The same statement is replicated in the 2019 risk assessment – the last to be completed before Hawkridge was closed. Both FRAs also state that “receptacles” to extinguish cigarettes were provided on the cladding and “there is evidence that students have been extinguishing cigarettes on the combustible material”.

While EPS is legal, fire safety experts have advised that it is not suitable for high-rises. In 2018, following the Grenfell Tower disaster, some London councils – including Islington, Hackney and Tower Hamlets – announced it would strip EPS from its tower blocks. Chartered building surveyor

Arnold Tarling said: “[EPS] burns rapidly and allows fire to spread across the face of a building and it bypasses all the fire stopping. It’s like solid petrol all over the building. It’s a plastic which burns and plastics are basically petroleum-based.”

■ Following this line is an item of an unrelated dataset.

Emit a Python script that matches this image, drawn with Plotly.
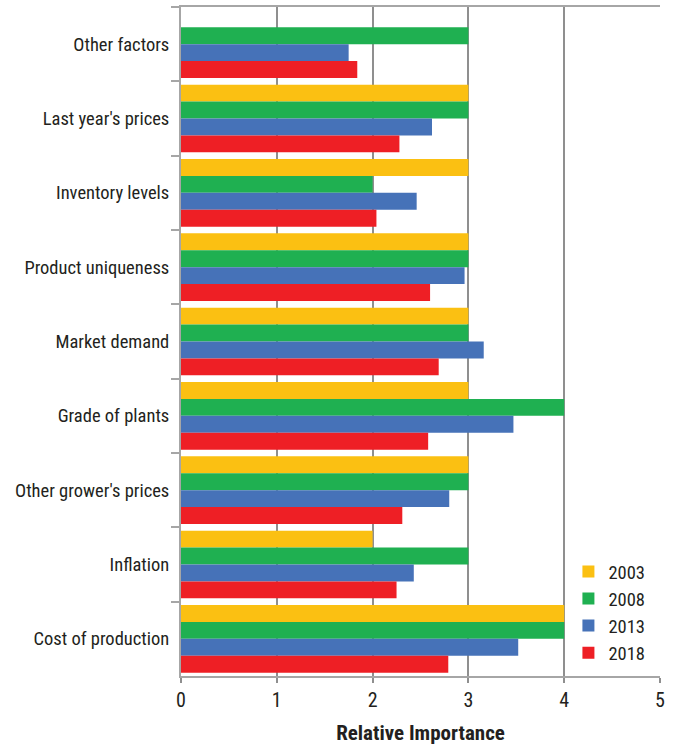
import plotly.graph_objects as go

categories = ["Other factors", "Last year's prices", "Inventory levels", "Product uniqueness",
              "Market demand", "Grade of plants", "Other grower's prices", "Inflation",
              "Cost of production"]
years = ["2003", "2008", "2013", "2018"]
v2003 = [None, 3, 3, 3, 3, 3, 3, 2, 4]
v2008 = [3, 3, 2, 3, 3, 4, 3, 3, 4]
v2013 = [1.75, 2.62, 2.46, 2.96, 3.16, 3.47, 2.80, 2.43, 3.52]
v2018 = [1.84, 2.28, 2.04, 2.60, 2.69, 2.58, 2.31, 2.25, 2.79]
colors = ["#FBC012", "#1FB051", "#4672B8", "#EE1F25"]
xticks = [0, 1, 2, 3, 4, 5]

FONT = "Liberation Sans Narrow, Roboto Condensed, Arial Narrow, Liberation Sans, sans-serif"
TXT = "#231f20"

fig = go.Figure()
for name, vals, c in zip(years, [v2003, v2008, v2013, v2018], colors):
    fig.add_trace(go.Bar(y=categories, x=vals, name=name, orientation="h",
                         marker=dict(color=c, line=dict(width=0))))

fig.update_layout(
    width=678, height=746,
    margin=dict(l=181, r=18, t=5, b=69),
    barmode="group", bargap=0.09, bargroupgap=0,
    plot_bgcolor="white", paper_bgcolor="white",
    font=dict(family=FONT, size=18.5, color=TXT),
    legend=dict(x=0.98, y=0.006, xanchor="right", yanchor="bottom",
                bgcolor="white", font=dict(size=18.5, color=TXT),
                itemsizing="constant", tracegroupgap=0),
    xaxis=dict(range=[0, 5], tickvals=xticks, ticktext=[str(t) for t in xticks],
               tickfont=dict(size=20),
               showgrid=True, gridcolor="#8f8f8f", gridwidth=1.5,
               showline=True, linecolor="#a6a6a6", linewidth=2, mirror=True,
               ticks="outside", ticklen=5, tickcolor="#8f8f8f", tickwidth=1.5,
               zeroline=False, fixedrange=True,
               title=dict(text="<b>Relative Importance</b>", font=dict(size=21, color=TXT), standoff=14)),
    yaxis=dict(type="category", categoryorder="array", categoryarray=categories,
               autorange="reversed", tickson="boundaries",
               showgrid=False, showline=True, linecolor="#a6a6a6", linewidth=2,
               ticks="outside", ticklen=8, tickcolor="#a6a6a6", tickwidth=1.5,
               ticklabelstandoff=6),
)
fig.write_html("out.html", config={"displayModeBar": False},
               post_script="document.body.style.margin='0';document.body.style.overflow='hidden';")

He added that after a fire at Shepherd’s Court in Shepherd’s Bush in 2016, “the London fire brigade gave a warning to all the local authorities about expanded polystyrene cladding on buildings, particularly high-rise. This warning goes to local authorities but it doesn’t go to UCL or housing associations. The whole system is broken.”

A UCL spokesperson said: “As part of our continuous fire risk assessments across UCL, some expanded polystyrene (EPS) was revealed behind the cladding at Hawkridge House. “Despite the building having robust fire safety measures in place, and having passed all relevant inspections at the time, we decided to relocate students to alternative UCL accommodation.

“While we did our best to minimise disruption, the health and safety of students and staff at UCL is always our number one priority, and thank all those affected for their co-operation at the time.”

Camden Council said it has had an initial meeting with UCL to buy the building, but a decision has not been made as building safety surveys need to be conducted first.